Art vs. Science. Does Lens Choice Matter as Much as You Think?

For an artform that’s so dependent on technology, filmmaking has an odd relationship to its equipment. The standard of gear available even on low budgets has improved enormously in the last ten years, but users of that equipment sometimes make choices driven more by art than science.

Sometimes that works fine. Sometimes, though, it’s something we wish we’d discussed in more detail up front.

The allure of the past

What’s made all this possible has been the near-universal availability of cameras with sensors close in size to a Super-35mm film frame. That’s given everyone—including the least well-funded—access to results incredibly close to the cinematic greats of history. Perhaps most of all, the high end is no longer the only market for cinema-style glass. We can now get a huge variety of fairly affordable cinema lenses which didn’t previously exist.

The high end is no longer the only market for cinema-style glass.

And they’re mostly pretty good. Given modern manufacturing techniques, even the most modestly-priced lens sets tend to fail in ergonomics more than they fail in image quality. That’s even more the case if we think about lenses built for stills work, which will be many people’s first experience of shooting video on something other than a cellphone.

Modern designs intended for DSLR and mirrorless cameras sometimes achieve incredible things. They’re not great for dramatic focus pulling, perhaps, but they’re often clean and sharp almost to a fault.

Or, in fact, they’re clean and sharp absolutely to a fault. At the time of writing, photochemical origination—and legacy lenses—have been normal for around 80 percent of the time cinema has existed as an art form. As such it’s no great surprise that 80 percent of all the best films ever made used equipment and techniques that we would think of as historic. Many of those historic techniques, from film stocks through special processing and camera techniques, aren’t available anymore.

Consider Blade Runner, with its spectacular use of anamorphic lenses (Panavision’s, of which we’ll hear again). Think of Saving Private Ryan, with its uncoated Super Speeds, deliberate shutter desynchronisation, narrow shutter angles, and bleach bypass. At the extremes, think of Man on Fire and Domino, where the late, great Tony Scott played with hand-cranking, reversal film, cross-processing, and double exposure.

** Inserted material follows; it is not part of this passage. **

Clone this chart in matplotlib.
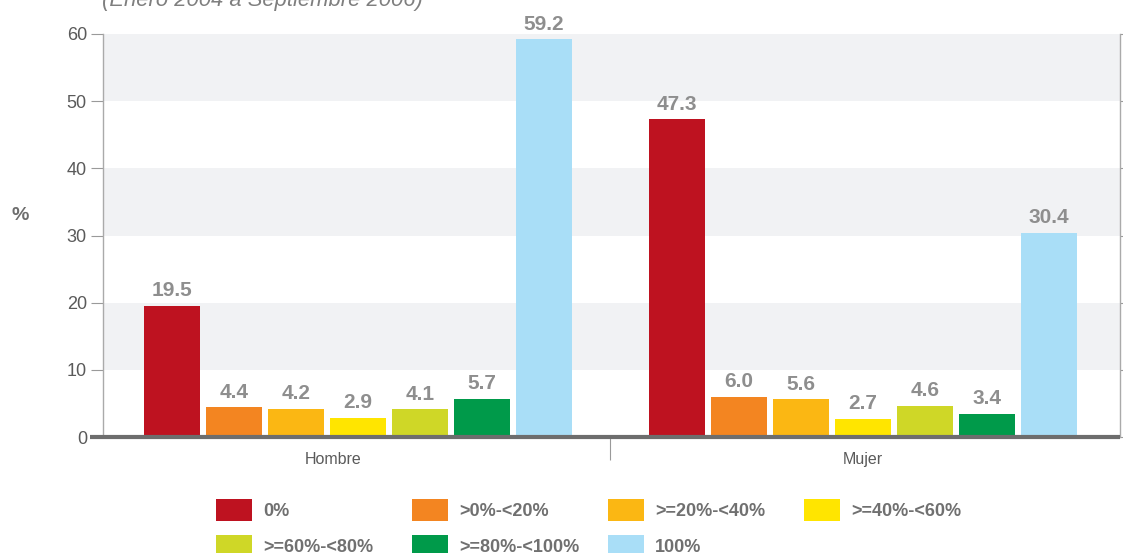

Few of those are easy to simulate with plugins for your favorite post production tools. Most of them can’t be done with digital cameras at all. We’re increasingly left trying to mock them up in the grade, which doesn’t feel very old school.

One thing from the past which absolutely is available to modern cinematographers, though, is the selection of lens.

Bad is good

Old lenses are chosen for exactly the things their designers would have considered faults: softness, flare, aberration and distortion. We seem paradoxically dedicated to exactly the things that cinematographers of history would have been keen to avoid.

The high end is no stranger to that. One fantastic example is Joker, shot on large-format cameras using a wide variety of lenses from the history of cinema. Given the sheer scale of the show, there were opportunities to do things which smaller productions might struggle to duplicate.

Certain lenses were customized, particularly to allow an old favorite intended for Super-35mm cameras to support much bigger sensors. Doing that allows the sensor to see far into the corners of the image. The result? Well, an engineer might frown, but Joker embraces its historic gloss wonderfully.

That sort of look can be seductive. It’s easy to look at aberration and distortion and start trawling your favorite online auction site for low-cost old glass. Classics include early Asahi Takumars, from which modern Pentax designs derive, or pre-AI Nikkors of similar seventies vintage. Still photography lenses from Russia’s Soviet period are so popular they’re almost banal.

The Helios 44-2, an old 58mm f/2 design, is a favorite. Adapt it to a modern mirrorless camera, and add a Helios 40-2 85mm f/1.5, or maybe the cheaper Jupiter 9 85mm f/2. Complete the set with a MIR 1B 37mm f/2.8 for wide shots. It’s such a popular approach that many of these old stills lenses now sell for more than the least-expensive cinema glass.

Getting practical

Of course, a lot of Joker’s brilliance was down to its production design, lighting, and even techniques like blocking and framing. Those last two are particularly valuable at every budget level. One big problem with obsessing over equipment is that it distracts us from fundamentals—like blocking and framing—especially in a world where equipment is no longer a big limiting factor.

But lenses from decades ago may be the least-reasonable pieces of equipment on a modern set. They might have optical imperfections we like. They might also have optical imperfections we don’t like and mechanical problems nobody could ever love. Worse, those problems might only become visible under very specific circumstances. Unexpected issues may not be obvious on the day and can be very hard to fix.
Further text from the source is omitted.